The Astrophysical Journal

Abstract

Despite the contributions of the Hubble Space Telescope Faint Object Spectrograph (FOS) to the archive of UV observations of active galactic nuclei, the vast majority of UV reference data were obtained using the International Ultraviolet Explorer (IUE) satellite. These data remain important since they provide historical information about the intensities of the UV continua and emission lines that is needed to constrain models of the active nucleus. A detailed comparison of the FOS and IUE data is critical to understanding how the measurable quantities depend on the individual instrumental calibrations, and how any conclusions derived from modeling the observations may vary depending on the source of the UV data. Rigorous comparison of FOS and IUE spectra have so far been performed only for spectrophotometric standard star observations that are acquired accurately and have high signal-to-noise ratios. We compare typical FOS spectra that were not acquired and observed with the strict regimen that is used for standard-star observations, especially in the pre-COSTAR era.

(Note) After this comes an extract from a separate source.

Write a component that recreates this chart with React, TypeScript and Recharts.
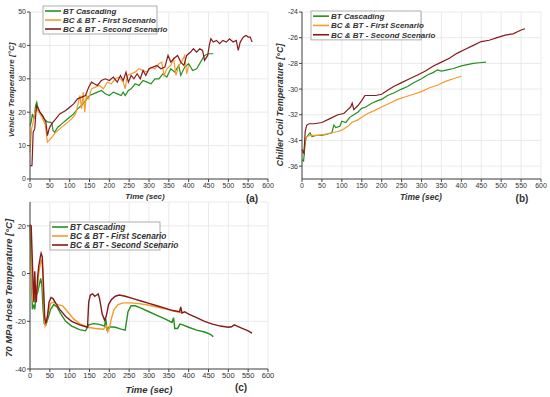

All nonproprietary UV FOS spectrophotometric archival data for the Seyfert 1 galaxies Mrk 509, NGC 3783, and NGC 5548 that have near-simultaneous (within 24 hr) IUE observations are used in the analysis. These data demonstrate that the absolute photometric calibrations of the FOS and IUE agree within ~5% in absolute flux for two of the objects. For NGC 5548, the FOS and IUE flux data disagree by ~50% in the 1200-2000 Å region. In this object there may be evidence for flux nonlinearity of the IUE detector and a contribution from the host galaxy redward of 2800 Å. Cross-correlation of the FOS and IUE spectra reveals no zero-point wavelength shift larger than the IUE wavelength calibration errors. Comparison of line flux measurements from both the FOS and IUE spectra show that for strong emission lines (e.g., Lyα, C IV, and Mg II) the measured intensities always agree within 15%, while for moderately strong lines (e.g., N V, Si IV/O IV, He II, and C III]) the agreement is ~30% (1 σ). Weak lines (e.g., O I, C II, N IV], O III], and N III]) may not even be detected in the IUE spectra, and when they are detected the disagreement between the measured fluxes can be very large.